There is a temptation to hold back a little, to preserve the mystique, to shelter volunteers as long as possible from the radical changes of role and behaviour that completion of the peace process will inevitably require.

Yet the IRA membership should look on their contribution not as humiliation but as part of a courageous enterprise, which lends the republican movement and its leadership much credit.

Their most vocal critics miss one point. The more they remind people of horrible tragedies in which the IRA were involved, the more that underlines the achievement in having been able with the help of others to move on to a constructive and agreed political path.

Dissidents miss another equally vital point. They naturally try to highlight the distance the movement has travelled away from basic objectives formulated as simple ultimatums.

Instead of a purely notional ideological proximity to a united Ireland, the republican movement with others has reached a level of real engagement with the representatives of what was until recently an utterly hostile tradition, that was not on speaking terms with them, but whose co-operation is required.

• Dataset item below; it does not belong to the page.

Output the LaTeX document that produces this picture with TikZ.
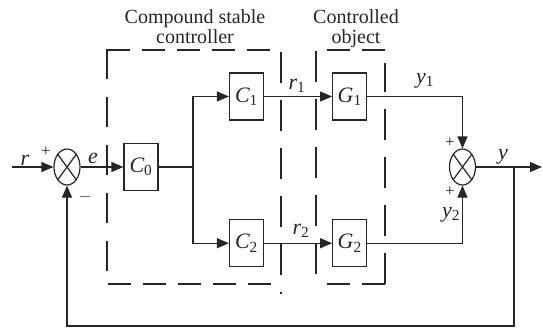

Gerry Adams in his statement appealed to the wider republican family. Someone like Ruairí Ó Bradaígh has influence that might help bring much of the remaining republican dissident paramilitary activity to an end, and in that context his party's model for the future could at least have an acceptable place in political discussion.

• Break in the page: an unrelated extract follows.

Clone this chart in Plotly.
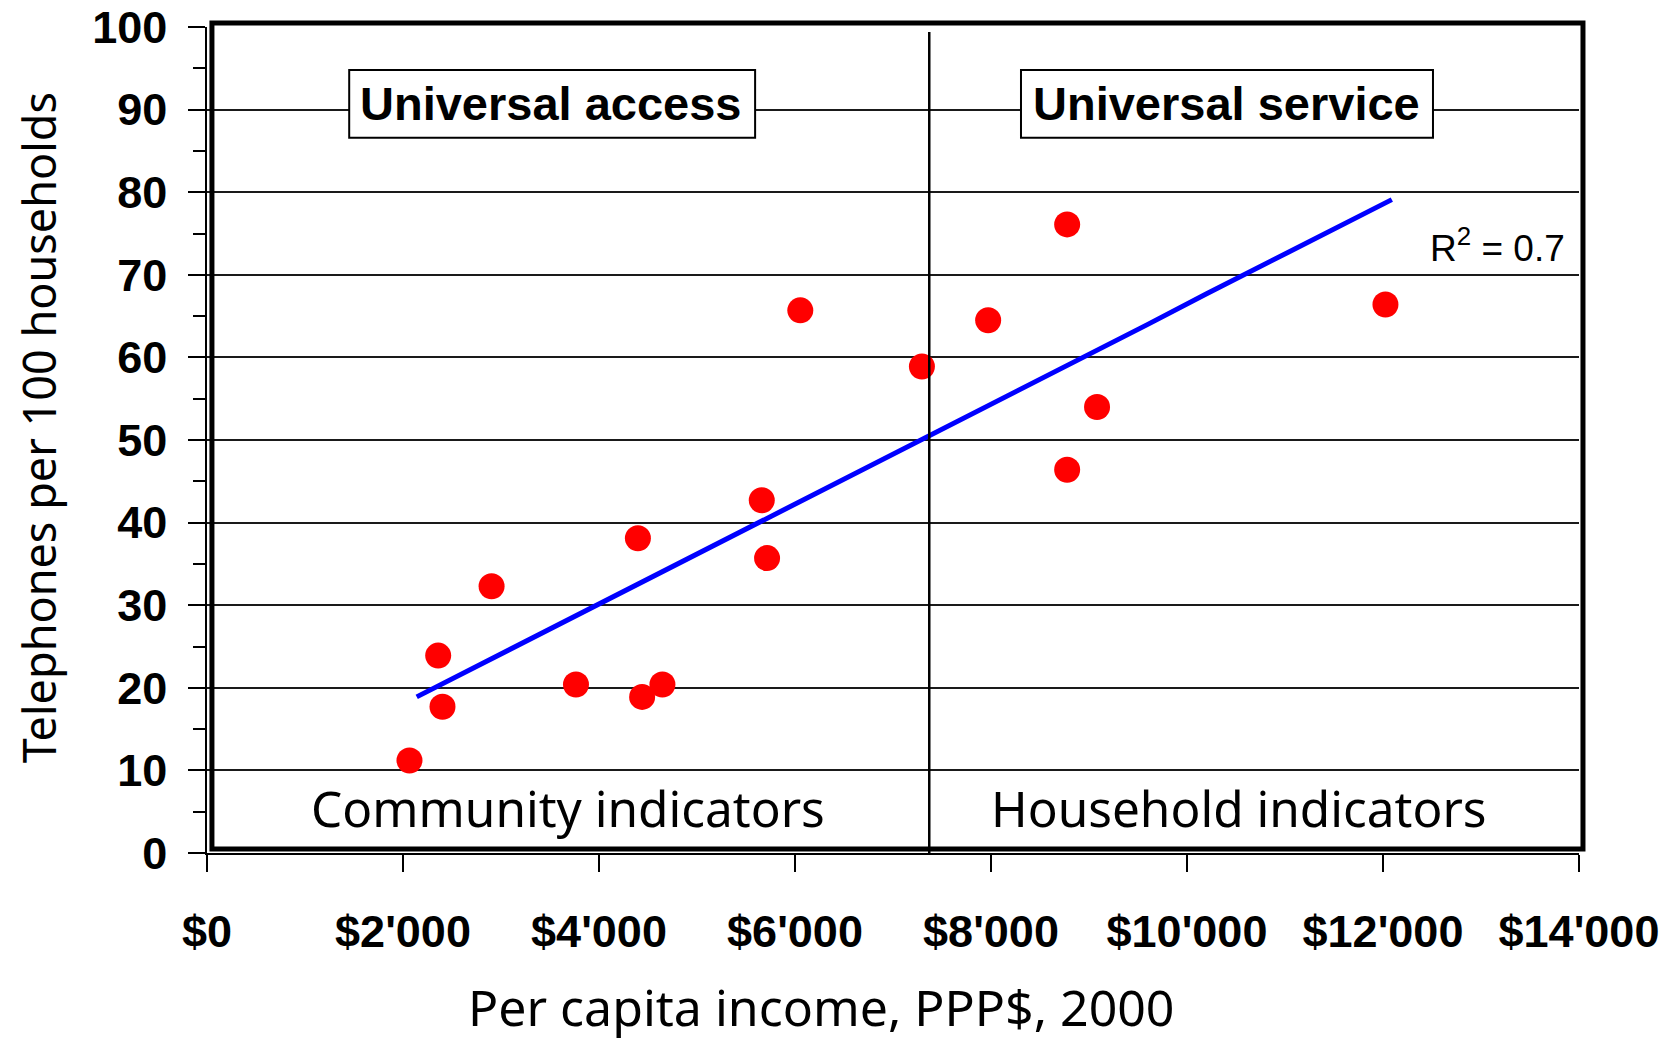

Cries of "Treachery!" on the other hand only confirm the impression of a hopelessly beached faction, washed up and left behind by the tide of history.

Not for the first time in political negotiations, the Ulster Unionists developed cold feet at the last minute, even in response to what is likely to have been a very substantial IRA gesture.

The danger in that type of approach is that it could encourage the republican belief that even far-reaching moves on their part are likely to be misrepresented and spurned. The scope for mutual and embarrassing miscalculation has to be reduced.

Unionism has taken centre-stage in the demand for adherence to full democratic standards within a finite time frame. Irish democrats have an equal interest in that, and it will embrace loyalist organisations as much as republican ones.

The point of the monitoring commission is that unionists should not again take it on themselves to bring the institutions to a standstill if there are controversial security incidents.

Whether or not the language employed by republicans is new, the intentions and the actions behind the words have to be. There is more to be gained from the continuous momentum of working institutions than from frequent stop-starts to negotiate the price of each inch moved forward towards the goal of paramilitary closure.

Political discourse assumes that either nationalists or unionists will prevail in the longer term on the outstanding constitutional question. But suppose instead their political paths were to converge? I have great faith that the Irish and those in the North now representing themselves as "simply British" can work together, not just in lesser things but in greater things as well.